The General Data Protection Regulation (GDPR) and similar data privacy laws directly impact ETL (Extract, Transform, Load) design by requiring stricter controls over how personal data is handled. These regulations mandate that organizations ensure data minimization, accuracy, security, and accountability throughout the data lifecycle. For ETL processes, this means incorporating mechanisms to track data lineage, enforce access controls, anonymize or pseudonymize sensitive information, and enable deletion of data upon request. Additionally, cross-border data transfers must comply with regional restrictions, influencing where and how data is stored or processed. Non-compliance can result in legal penalties, making these considerations critical in ETL architecture.
A key example is data minimization during the Extract phase. ETL pipelines must filter out unnecessary personal data at the source, such as excluding non-essential fields like birthdates or addresses unless explicitly required.

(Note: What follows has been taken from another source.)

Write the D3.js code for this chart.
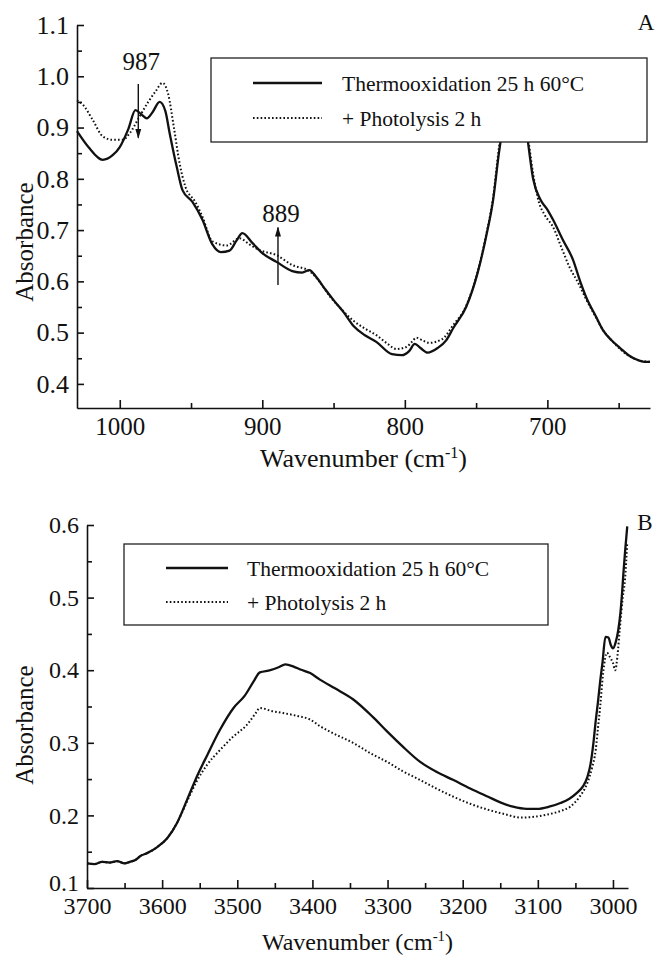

During Transformation, pseudonymization techniques like tokenization or hashing might be applied to identifiers (e.g., replacing a user’s name with a unique token). For the Load phase, encryption of data at rest and in transit becomes mandatory, along with access controls to restrict who can view or modify datasets. Another example is handling "right to be forgotten" requests: ETL systems must track where an individual’s data resides across databases and ensure its deletion, which may require automated workflows to propagate deletion commands through all storage layers, including backups.
To address these requirements coherently, ETL systems must integrate compliance checks at each stage. For instance, metadata management tools can document data lineage, while logging mechanisms audit data access and transformations. Data retention policies should be codified into ETL jobs to automatically purge outdated records. Cross-border transfers might require routing data through approved regions or using encryption standards recognized by GDPR. By embedding these features into the ETL design—such as modular components for anonymization or deletion—developers can create adaptable pipelines that meet regulatory demands without sacrificing efficiency. This structured approach ensures compliance while maintaining the scalability and reliability expected in enterprise data systems.